= WHAT IS EXPECTED =
State only how many lines contain the string "diagram".

= SUPPLIED MATERIAL =
=-=-=-=-=
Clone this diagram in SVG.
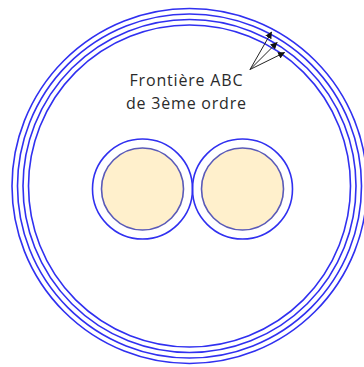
<svg xmlns="http://www.w3.org/2000/svg" width="364" height="367" viewBox="0 0 364 367">
<style>
.ring{fill:none;stroke:#3030f0;stroke-width:1.6}
.core{fill:#fff0cc;stroke:#5a5ab8;stroke-width:1.6}
.arr{stroke:#222;stroke-width:1;fill:none}
.lbl{font-family:"Open Sans","Liberation Sans",sans-serif;font-size:16px;fill:#2a2a2a;text-anchor:middle}
</style>
<defs>
<marker id="ah" viewBox="0 0 10 10" refX="9" refY="5" markerWidth="7" markerHeight="7" orient="auto" markerUnits="userSpaceOnUse">
<path d="M0,0 L10,5 L0,10 z" fill="#111"/>
</marker>
</defs>
<rect width="364" height="367" fill="#fff"/>
<g id="boundary">
<circle class="ring" cx="189.5" cy="186" r="177.5"/>
<circle class="ring" cx="189.5" cy="186" r="172"/>
<circle class="ring" cx="189.5" cy="186" r="166.5"/>
<circle class="ring" cx="189.5" cy="186" r="161"/>
</g>
<g id="conductor1">
<circle class="ring" cx="142.5" cy="189" r="50"/>
<circle class="core" cx="142.5" cy="189" r="41"/>
</g>
<g id="conductor2">
<circle class="ring" cx="242.5" cy="189" r="50"/>
<circle class="core" cx="242.5" cy="189" r="41"/>
</g>
<g id="connectors">
<line class="arr" x1="250" y1="69.5" x2="271.5" y2="32" marker-end="url(#ah)"/>
<line class="arr" x1="250" y1="69.5" x2="277" y2="42.5" marker-end="url(#ah)"/>
<line class="arr" x1="250" y1="69.5" x2="284.5" y2="52.5" marker-end="url(#ah)"/>
</g>
<g id="label">
<text class="lbl" x="186" y="86" textLength="113" lengthAdjust="spacing">Frontière ABC</text>
<text class="lbl" x="186" y="109" textLength="120" lengthAdjust="spacing">de 3ème ordre</text>
</g>
</svg>
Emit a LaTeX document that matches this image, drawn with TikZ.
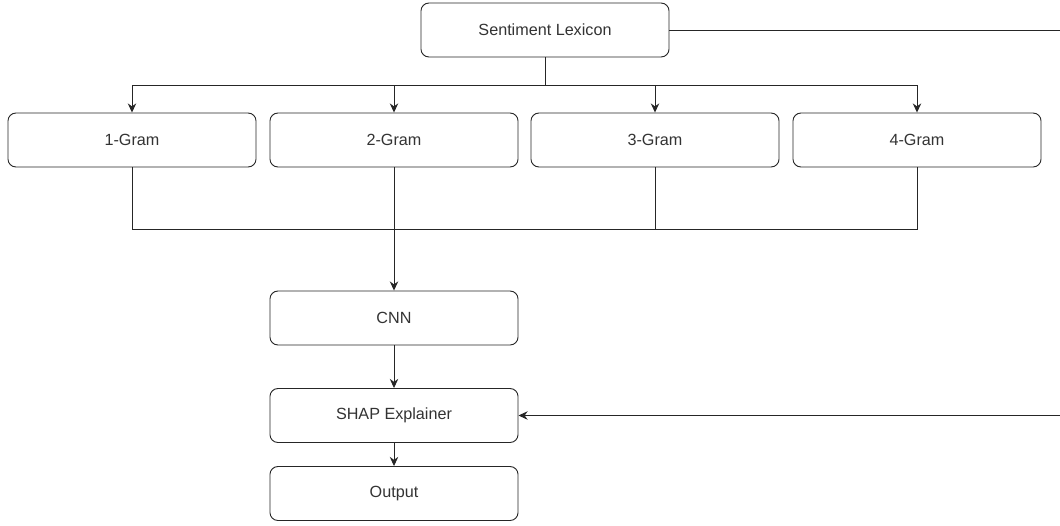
\documentclass[tikz,border=0pt]{standalone}
\usepackage{fontspec}
\setmainfont{Liberation Sans}
\usepackage{tikz}
\usetikzlibrary{arrows.meta}

\tikzset{
	box/.style={draw=black!85, line width=0.65pt, rounded corners=0.2cm, fill=white,
		minimum width=6.2cm, minimum height=1.35cm, text=black!80,
		font=\fontsize{11.5}{13}\selectfont},
	link/.style={draw=black!85, line width=0.65pt}
}

\begin{document}
\begin{tikzpicture}[>={Stealth[length=6.5pt, width=6pt]}, x=0.025cm, y=-0.025cm]
	\useasboundingbox (0, 0) rectangle (1060, 526);

	\node[box] (lex) at (545, 30) {Sentiment Lexicon};

	\node[box] (g1) at (132, 140) {1-Gram};
	\node[box] (g2) at (394, 140) {2-Gram};
	\node[box] (g3) at (655, 140) {3-Gram};
	\node[box] (g4) at (917, 140) {4-Gram};

	\node[box] (cnn) at (394, 318) {CNN};
	\node[box] (shap) at (394, 415.5) {SHAP Explainer};
	\node[box] (out) at (394, 493.5) {Output};

	\coordinate (split) at (545, 85);
	\coordinate (merge) at (394, 229);
	\coordinate (edgeA) at (1060, 30);
	\coordinate (edgeB) at (1060, 415.5);

	% lexicon to the n-grams
	\draw[link] (lex) -- (split);
	\foreach \g in {g1, g2, g3, g4}
		\draw[link, ->] (split) -| (\g);

	% n-grams into the CNN
	\foreach \g in {g1, g3, g4}
		\draw[link] (\g) |- (merge);
	\draw[link, ->] (g2) -- (cnn);

	\draw[link, ->] (cnn) -- (shap);
	\draw[link, ->] (shap) -- (out);

	% lexicon to the explainer
	\draw[link] (lex) -- (edgeA);
	\draw[link, ->] (edgeB) -- (shap);
\end{tikzpicture}
\end{document}
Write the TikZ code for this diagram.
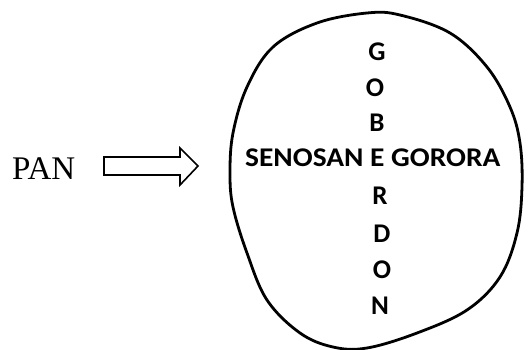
\documentclass[tikz,border=0pt]{standalone}
\usepackage{fontspec}
\setmainfont{Liberation Serif}
\newfontfamily\carlitofont{Carlito}
\begin{document}
\begin{tikzpicture}[x=1pt,y=-1pt,
  letter/.style={font=\carlitofont\bfseries\fontsize{27}{27}\selectfont, inner sep=0pt, anchor=center},
  blob/.style={line width=2.8pt},
  blockarrow/.style={draw, line width=1.6pt, fill=white}]
\useasboundingbox (0,0) rectangle (528,349);
\node[font=\fontsize{33}{33}\selectfont, inner sep=0pt, anchor=base west] (pan) at (12,179) {PAN};
\draw[blockarrow] (104,157) -- (180,157) -- (180,148) -- (198,166) -- (180,185) -- (180,175) -- (104,175) -- cycle;
\draw[blob] plot[smooth cycle, tension=0.6] coordinates {
 (367,13) (400,15) (450,33) (487,67) (510,107) (520,143) (522,187) (517,233) (500,277) (467,310) (417,333) (367,348) (333,347) (300,333) (267,300) (247,253) (233,207) (230,173) (233,133) (247,87) (273,47) (317,23)};
\node[letter, anchor=base west] (row) at (245,166) {\scalebox{1.09}[1]{SENOSAN E GORORA}};
\node[letter] (g1) at (377,52) {G};
\node[letter] (o1) at (375,88) {O};
\node[letter] (b1) at (377,123) {B};
\node[letter] (r1) at (380,196) {R};
\node[letter] (d1) at (382,234) {D};
\node[letter] (o2) at (382,270) {O};
\node[letter] (n1) at (380,306) {N};
\end{tikzpicture}
\end{document}
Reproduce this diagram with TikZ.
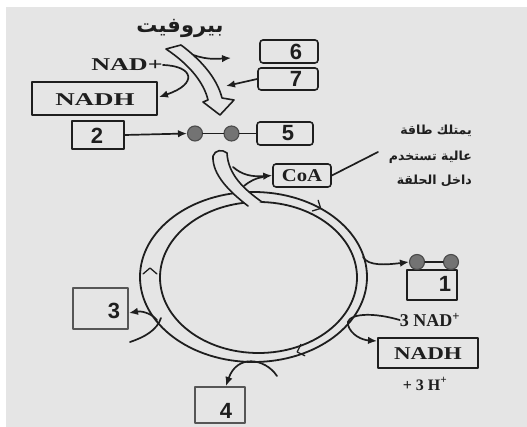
\documentclass[tikz,border=0pt]{standalone}
\usepackage{graphicx}
\usepackage{fontspec}
\setmainfont{Liberation Serif}
\newfontfamily\digitfont{Liberation Sans}
\newfontfamily\arabicfont[Script=Arabic]{DejaVu Sans}
\TeXXeTstate=1
\usetikzlibrary{arrows.meta}
\definecolor{bg}{RGB}{229,229,229}
\definecolor{ink}{RGB}{30,30,30}
\definecolor{dotgray}{RGB}{115,115,115}
\begin{document}
\begin{tikzpicture}[x=1pt,y=-1pt,line join=round,line cap=round,
  thin line/.style={draw=ink,line width=1.7pt},
  numbox/.style={draw=ink,line width=1.6pt,inner sep=0pt},
  roundbox/.style={numbox,rounded corners=3pt},
  digit/.style={font=\digitfont\bfseries\fontsize{22}{22}\selectfont,inner sep=0pt,text=ink},
  chem/.style={font=\bfseries\fontsize{18}{18}\selectfont,inner sep=0pt,text=ink},
  artext/.style={font=\arabicfont\bfseries\fontsize{12.5}{12.5}\selectfont,inner sep=0pt,text=ink,anchor=east},
  tip/.style={-{Latex[length=9pt,width=7.5pt]}},
  band/.style={draw=ink,line width=1.6pt,fill=bg},
  bead/.style={circle,draw=ink!80,line width=1.1pt,fill=dotgray,minimum size=15pt,inner sep=0pt},
  chevron/.style={draw=ink,line width=1.3pt}]

% page and backdrop
\fill[white] (0,0) rectangle (527,427);
\fill[bg] (6,7) rectangle (527,427);
\useasboundingbox (0,0) rectangle (527,427);

% ---- the cycle ring ----
\draw[ink,line width=1.8pt] (253.5,277) ellipse [x radius=113.5,y radius=85];
\draw[ink,line width=1.8pt] (258.5,277.5) ellipse [x radius=98.5,y radius=75.5];
% direction marks in the ring
\draw[chevron,shift={(318,207)},rotate=-28] (-3,-6) -- (3,0) -- (-3,6);
\draw[chevron,shift={(150,271)},rotate=90] (-3,-7) -- (3,0) -- (-3,7);
\draw[chevron,shift={(300,351)},rotate=-161] (-3,-6) -- (3,0) -- (-3,6);

% ---- boxes ----
\node[roundbox,minimum width=58pt,minimum height=23pt] (b6) at (289,51.5) {};
\node[digit] (d6) at (296,52) {6};
\node[roundbox,minimum width=60pt,minimum height=22pt] (b7) at (288,79) {};
\node[digit] (d7) at (296,79) {7};
\node[numbox,minimum width=125pt,minimum height=33pt] (nadhtop) at (94.5,98.5) {};
\node[chem] (nadhtoptxt) at (95,100) {\scalebox{1.5}[1]{NADH}};
\node[chem] (nadplus) at (127,65) {\scalebox{1.45}[1]{NAD+}};
\node[numbox,minimum width=52pt,minimum height=28pt] (b2) at (98,135) {};
\node[digit] (d2) at (97,136) {2};
\node[roundbox,minimum width=56pt,minimum height=23pt] (b5) at (285,133.5) {};
\node[digit] (d5) at (288,133) {5};
\node[roundbox,minimum width=58pt,minimum height=23pt,chem] (coa) at (302,175.5) {\scalebox{1.15}[1]{CoA}};
\node[numbox,minimum width=50pt,minimum height=30pt] (b1) at (432,285) {};
\node[digit] (d1) at (445,284) {1};
\node[chem] (nad3) at (430,320) {3 NAD\textsuperscript{+}};
\node[numbox,minimum width=100pt,minimum height=30pt] (nadhbot) at (428,353) {};
\node[chem] (nadhbottxt) at (428,354) {\scalebox{1.28}[1]{NADH}};
\node[chem,font=\bfseries\fontsize{16}{16}\selectfont] (h3) at (425,384) {+ 3 H\textsuperscript{+}};
\node[numbox,minimum width=55pt,minimum height=41pt,draw=ink!75,line width=1.3pt] (b3) at (100.5,308.5) {};
\node[digit] (d3) at (114,311) {3};
\node[numbox,minimum width=50pt,minimum height=36pt,draw=ink!75,line width=1.3pt] (b4) at (220,405) {};
\node[digit] (d4) at (226,411) {4};

% ---- beads ----
\node[bead] (p1) at (195,133.5) {};
\node[bead] (p2) at (231.5,133.5) {};
\node[bead] (q1) at (417,262) {};
\node[bead] (q2) at (451,262) {};
\draw[thin line] (p1) -- (p2);
\draw[thin line] (p2) -- (b5.west);
\draw[thin line,tip] (b2.east) -- (p1.west);
\draw[thin line] (q1) -- (q2);

% ---- labels ----
\node[font=\arabicfont\bfseries\fontsize{21}{21}\selectfont,inner sep=0pt,text=ink] (pyr) at (180,28) {\beginR بيروفيت\endR};
\node[artext] (ar1) at (472,131) {\beginR يمتلك طاقة\endR};
\node[artext] (ar2) at (472,157) {\beginR عالية تستخدم\endR};
\node[artext] (ar3) at (472,181) {\beginR داخل الحلقة\endR};
\coordinate (lead) at (378,152);
\draw[thin line] (coa.east) -- (lead);

% ---- thin connectors round the first step ----
\coordinate (s6) at (188,53);
\coordinate (t6) at (231,58);
\coordinate (t7) at (226,86);
\coordinate (tn) at (159,97);
\draw[thin line,tip] (s6) .. controls (205,60) and (215,59) .. (t6);
\draw[thin line,tip] (nadplus.east) .. controls (194,66) and (198,84) .. (tn);
\draw[thin line,tip] (b7.west) -- (t7);

% pyruvate band (hollow arrow)
\draw[band] (166,49) .. controls (190,65) and (204,83) .. (208,100) -- (203,102) -- (220,115)
  -- (234,100) -- (222,98) .. controls (217,78) and (201,60) .. (181,45) -- cycle;

% ---- acetyl band into the ring ----
\coordinate (c0) at (233,167);
\draw[thin line,tip] (c0) .. controls (242,175) and (252,177) .. (coa.west);
\draw[thin line] (244,186) .. controls (250,181) and (256,178) .. (263,177);
\fill[bg] (213,156) .. controls (212,175) and (230,192) .. (248,206) -- (262,202)
  .. controls (245,190) and (228,175) .. (227,153) .. controls (222,149) and (215,150) .. (213,156) -- cycle;
\draw[ink,line width=1.6pt] (248,206) .. controls (230,192) and (212,175) .. (213,156)
  .. controls (215,150) and (222,149) .. (227,153) .. controls (228,175) and (245,190) .. (262,202);

% ---- connectors leaving the ring ----
\coordinate (r1) at (363,257);
\draw[thin line,tip] (r1) .. controls (368,266) and (385,265) .. (q1.west);
\coordinate (t3n) at (377,341);
\draw[thin line,tip] (nad3.west) .. controls (365,310) and (345,316) .. (348,325)
  .. controls (351,335) and (362,340) .. (t3n);
\coordinate (r3b) at (157,320);
\coordinate (t3) at (129,313);
\draw[thin line,tip] (r3b) .. controls (150,312) and (140,311) .. (t3);
\coordinate (r3c) at (130,342);
\draw[thin line] (r3c) .. controls (145,337) and (157,330) .. (161,318);
\coordinate (r4) at (277,376);
\coordinate (t4) at (226,386);
\draw[thin line,tip] (r4) .. controls (265,358) and (237,354) .. (t4);
\end{tikzpicture}
\end{document}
=-=-=-=-=
= CORRECT RESULT =
3